## begin

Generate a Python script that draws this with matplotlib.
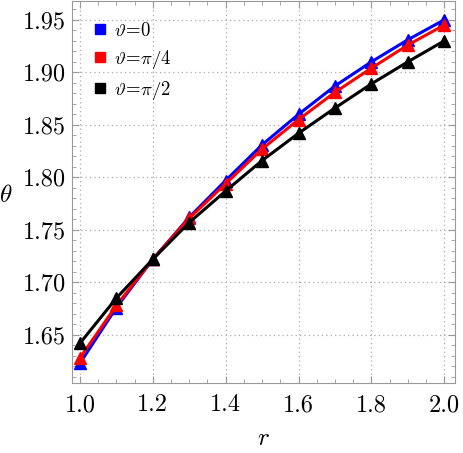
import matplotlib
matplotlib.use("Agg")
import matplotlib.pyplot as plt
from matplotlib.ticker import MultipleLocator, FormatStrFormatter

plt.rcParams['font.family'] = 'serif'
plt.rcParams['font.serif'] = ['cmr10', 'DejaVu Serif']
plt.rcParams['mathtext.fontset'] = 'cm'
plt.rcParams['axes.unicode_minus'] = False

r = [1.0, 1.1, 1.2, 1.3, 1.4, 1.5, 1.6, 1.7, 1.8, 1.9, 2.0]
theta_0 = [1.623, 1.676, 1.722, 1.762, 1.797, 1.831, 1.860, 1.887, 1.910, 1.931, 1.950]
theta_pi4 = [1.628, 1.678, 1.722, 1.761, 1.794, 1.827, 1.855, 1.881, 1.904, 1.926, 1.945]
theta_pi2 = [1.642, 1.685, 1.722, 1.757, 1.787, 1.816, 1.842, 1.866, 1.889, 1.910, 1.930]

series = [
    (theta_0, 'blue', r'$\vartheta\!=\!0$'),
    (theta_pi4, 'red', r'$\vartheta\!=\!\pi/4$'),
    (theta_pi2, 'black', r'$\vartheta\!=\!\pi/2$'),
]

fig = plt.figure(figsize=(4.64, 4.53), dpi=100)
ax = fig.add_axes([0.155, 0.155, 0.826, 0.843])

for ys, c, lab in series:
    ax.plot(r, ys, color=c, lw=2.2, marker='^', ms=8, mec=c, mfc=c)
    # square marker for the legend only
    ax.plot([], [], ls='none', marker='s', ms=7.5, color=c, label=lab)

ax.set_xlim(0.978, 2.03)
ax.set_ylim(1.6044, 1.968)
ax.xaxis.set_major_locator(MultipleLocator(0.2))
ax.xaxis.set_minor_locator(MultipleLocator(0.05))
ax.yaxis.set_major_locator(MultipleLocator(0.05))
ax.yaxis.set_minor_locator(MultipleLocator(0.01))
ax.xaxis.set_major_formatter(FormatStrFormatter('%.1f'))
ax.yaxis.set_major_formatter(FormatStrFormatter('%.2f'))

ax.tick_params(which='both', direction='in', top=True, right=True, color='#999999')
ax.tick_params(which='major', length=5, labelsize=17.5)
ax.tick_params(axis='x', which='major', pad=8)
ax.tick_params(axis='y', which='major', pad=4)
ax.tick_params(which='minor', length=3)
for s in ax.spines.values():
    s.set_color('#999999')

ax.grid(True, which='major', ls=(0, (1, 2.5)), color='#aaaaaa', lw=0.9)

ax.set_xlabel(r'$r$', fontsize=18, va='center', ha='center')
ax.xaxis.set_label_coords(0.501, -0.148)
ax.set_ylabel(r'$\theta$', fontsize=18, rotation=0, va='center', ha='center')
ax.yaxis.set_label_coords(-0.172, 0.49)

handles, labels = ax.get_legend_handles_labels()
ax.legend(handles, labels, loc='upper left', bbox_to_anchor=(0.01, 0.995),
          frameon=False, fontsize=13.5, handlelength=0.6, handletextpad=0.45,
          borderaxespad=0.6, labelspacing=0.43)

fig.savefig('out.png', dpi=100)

## end
## begin

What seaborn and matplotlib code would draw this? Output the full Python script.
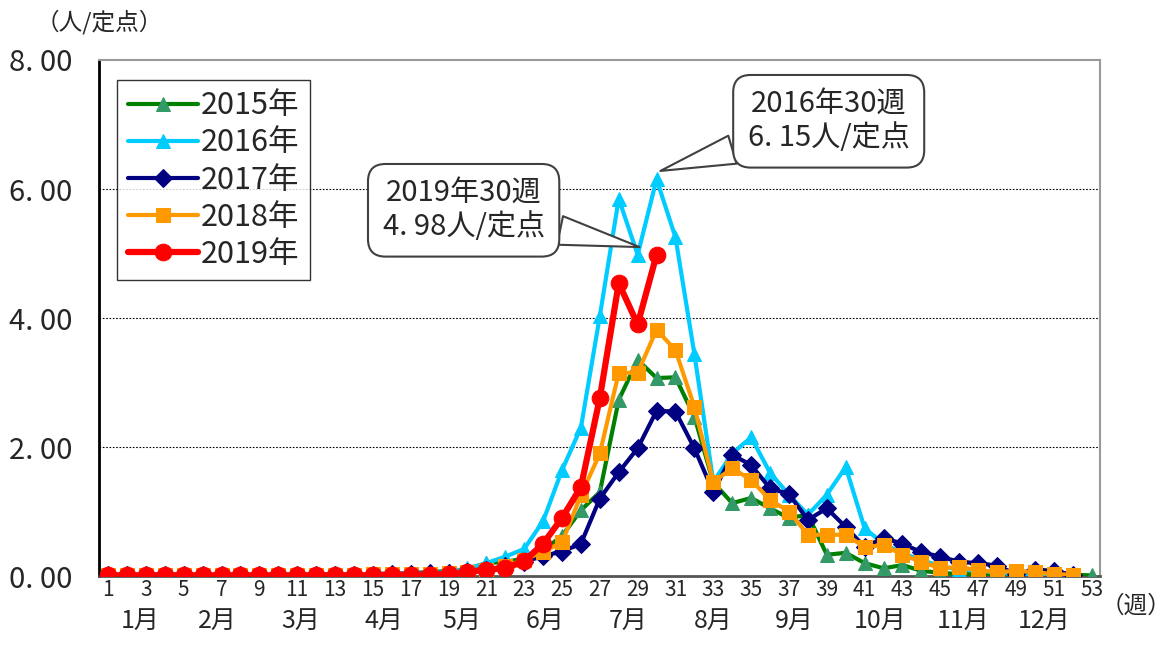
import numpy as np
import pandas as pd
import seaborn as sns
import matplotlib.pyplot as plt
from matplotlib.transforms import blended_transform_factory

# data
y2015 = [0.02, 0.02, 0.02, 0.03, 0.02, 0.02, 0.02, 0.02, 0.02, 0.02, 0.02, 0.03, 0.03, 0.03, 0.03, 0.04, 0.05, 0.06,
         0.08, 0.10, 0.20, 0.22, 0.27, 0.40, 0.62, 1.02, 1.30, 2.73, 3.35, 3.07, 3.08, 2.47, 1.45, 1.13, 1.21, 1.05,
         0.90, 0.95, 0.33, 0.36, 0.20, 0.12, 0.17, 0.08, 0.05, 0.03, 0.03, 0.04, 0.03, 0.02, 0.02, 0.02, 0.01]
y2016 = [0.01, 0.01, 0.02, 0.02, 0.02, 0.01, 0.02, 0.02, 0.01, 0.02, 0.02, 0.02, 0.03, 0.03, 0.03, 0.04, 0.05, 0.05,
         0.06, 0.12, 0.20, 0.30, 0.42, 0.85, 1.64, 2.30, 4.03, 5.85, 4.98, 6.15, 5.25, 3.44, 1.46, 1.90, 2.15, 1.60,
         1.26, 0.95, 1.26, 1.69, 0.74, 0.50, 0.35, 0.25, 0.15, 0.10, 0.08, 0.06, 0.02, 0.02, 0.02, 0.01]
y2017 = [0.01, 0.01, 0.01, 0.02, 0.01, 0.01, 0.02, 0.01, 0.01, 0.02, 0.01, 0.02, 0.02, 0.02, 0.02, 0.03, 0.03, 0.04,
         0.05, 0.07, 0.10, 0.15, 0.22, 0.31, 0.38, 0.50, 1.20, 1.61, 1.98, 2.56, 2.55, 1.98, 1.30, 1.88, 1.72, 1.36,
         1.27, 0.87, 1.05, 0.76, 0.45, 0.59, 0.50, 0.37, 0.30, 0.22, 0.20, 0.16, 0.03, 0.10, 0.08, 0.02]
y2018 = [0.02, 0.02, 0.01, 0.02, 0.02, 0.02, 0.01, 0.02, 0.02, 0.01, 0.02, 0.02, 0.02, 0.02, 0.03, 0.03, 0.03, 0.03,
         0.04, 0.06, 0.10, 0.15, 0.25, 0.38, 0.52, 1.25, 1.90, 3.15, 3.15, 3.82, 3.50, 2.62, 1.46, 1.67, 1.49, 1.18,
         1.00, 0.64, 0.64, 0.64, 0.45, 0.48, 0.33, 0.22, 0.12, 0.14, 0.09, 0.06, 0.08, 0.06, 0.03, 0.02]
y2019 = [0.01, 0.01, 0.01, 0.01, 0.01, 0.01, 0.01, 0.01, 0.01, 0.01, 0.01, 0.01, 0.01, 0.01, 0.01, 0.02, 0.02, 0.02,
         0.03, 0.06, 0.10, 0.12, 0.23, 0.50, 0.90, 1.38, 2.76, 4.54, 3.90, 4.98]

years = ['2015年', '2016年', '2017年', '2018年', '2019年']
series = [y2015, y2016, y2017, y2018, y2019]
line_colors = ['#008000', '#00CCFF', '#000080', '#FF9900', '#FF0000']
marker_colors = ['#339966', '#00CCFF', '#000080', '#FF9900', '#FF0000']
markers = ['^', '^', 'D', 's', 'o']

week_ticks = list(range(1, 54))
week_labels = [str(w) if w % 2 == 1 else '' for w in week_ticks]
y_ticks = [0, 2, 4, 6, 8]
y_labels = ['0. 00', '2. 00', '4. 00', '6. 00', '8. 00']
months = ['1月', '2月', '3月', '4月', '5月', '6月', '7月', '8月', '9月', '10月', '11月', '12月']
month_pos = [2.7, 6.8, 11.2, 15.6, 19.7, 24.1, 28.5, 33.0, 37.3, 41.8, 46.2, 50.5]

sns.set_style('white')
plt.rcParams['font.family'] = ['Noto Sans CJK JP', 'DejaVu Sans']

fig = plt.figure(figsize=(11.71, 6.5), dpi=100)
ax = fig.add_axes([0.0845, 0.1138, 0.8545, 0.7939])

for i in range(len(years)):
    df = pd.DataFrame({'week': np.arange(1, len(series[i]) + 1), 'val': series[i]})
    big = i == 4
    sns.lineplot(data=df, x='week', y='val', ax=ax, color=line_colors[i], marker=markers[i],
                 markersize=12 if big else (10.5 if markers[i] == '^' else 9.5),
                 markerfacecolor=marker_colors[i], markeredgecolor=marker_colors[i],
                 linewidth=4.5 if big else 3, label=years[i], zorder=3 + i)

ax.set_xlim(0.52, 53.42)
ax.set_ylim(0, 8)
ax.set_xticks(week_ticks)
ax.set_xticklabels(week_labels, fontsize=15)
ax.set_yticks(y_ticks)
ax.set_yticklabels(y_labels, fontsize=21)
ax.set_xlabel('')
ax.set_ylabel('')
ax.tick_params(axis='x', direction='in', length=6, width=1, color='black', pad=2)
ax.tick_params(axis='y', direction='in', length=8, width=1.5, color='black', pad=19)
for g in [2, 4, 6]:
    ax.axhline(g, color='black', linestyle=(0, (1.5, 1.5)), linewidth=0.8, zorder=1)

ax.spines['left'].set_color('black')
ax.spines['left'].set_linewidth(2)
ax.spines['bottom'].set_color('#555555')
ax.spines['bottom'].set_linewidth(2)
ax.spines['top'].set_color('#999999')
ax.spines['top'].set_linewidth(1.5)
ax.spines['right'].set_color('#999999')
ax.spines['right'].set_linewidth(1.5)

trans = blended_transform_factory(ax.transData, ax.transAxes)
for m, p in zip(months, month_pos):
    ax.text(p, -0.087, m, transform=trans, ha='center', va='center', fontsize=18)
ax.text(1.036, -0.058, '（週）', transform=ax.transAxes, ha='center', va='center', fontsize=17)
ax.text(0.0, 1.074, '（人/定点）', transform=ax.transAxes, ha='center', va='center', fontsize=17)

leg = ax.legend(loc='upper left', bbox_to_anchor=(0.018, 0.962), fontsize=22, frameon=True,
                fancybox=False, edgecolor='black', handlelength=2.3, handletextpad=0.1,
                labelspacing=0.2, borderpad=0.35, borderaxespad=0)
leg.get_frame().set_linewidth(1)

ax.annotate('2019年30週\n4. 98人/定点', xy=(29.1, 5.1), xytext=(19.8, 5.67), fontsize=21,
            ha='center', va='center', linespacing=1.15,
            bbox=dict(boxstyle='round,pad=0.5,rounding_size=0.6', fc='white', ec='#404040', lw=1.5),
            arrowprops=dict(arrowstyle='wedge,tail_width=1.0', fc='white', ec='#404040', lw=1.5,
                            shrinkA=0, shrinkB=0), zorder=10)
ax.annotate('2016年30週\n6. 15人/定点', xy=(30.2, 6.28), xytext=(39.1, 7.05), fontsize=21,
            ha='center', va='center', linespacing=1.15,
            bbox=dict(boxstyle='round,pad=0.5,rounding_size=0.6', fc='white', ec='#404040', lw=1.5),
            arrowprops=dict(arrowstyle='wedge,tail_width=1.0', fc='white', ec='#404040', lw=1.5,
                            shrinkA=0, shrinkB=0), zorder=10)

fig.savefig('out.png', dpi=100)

## end

DIRECTIONS: Look above and copy only the lines from the one holding "Generate a Python" to the one holding "1.889, 1.910, 1.930]", both included, exactly, minus the pictures.

FINAL ANSWER:
Generate a Python script that draws this with matplotlib.
import matplotlib
matplotlib.use("Agg")
import matplotlib.pyplot as plt
from matplotlib.ticker import MultipleLocator, FormatStrFormatter

plt.rcParams['font.family'] = 'serif'
plt.rcParams['font.serif'] = ['cmr10', 'DejaVu Serif']
plt.rcParams['mathtext.fontset'] = 'cm'
plt.rcParams['axes.unicode_minus'] = False

r = [1.0, 1.1, 1.2, 1.3, 1.4, 1.5, 1.6, 1.7, 1.8, 1.9, 2.0]
theta_0 = [1.623, 1.676, 1.722, 1.762, 1.797, 1.831, 1.860, 1.887, 1.910, 1.931, 1.950]
theta_pi4 = [1.628, 1.678, 1.722, 1.761, 1.794, 1.827, 1.855, 1.881, 1.904, 1.926, 1.945]
theta_pi2 = [1.642, 1.685, 1.722, 1.757, 1.787, 1.816, 1.842, 1.866, 1.889, 1.910, 1.930]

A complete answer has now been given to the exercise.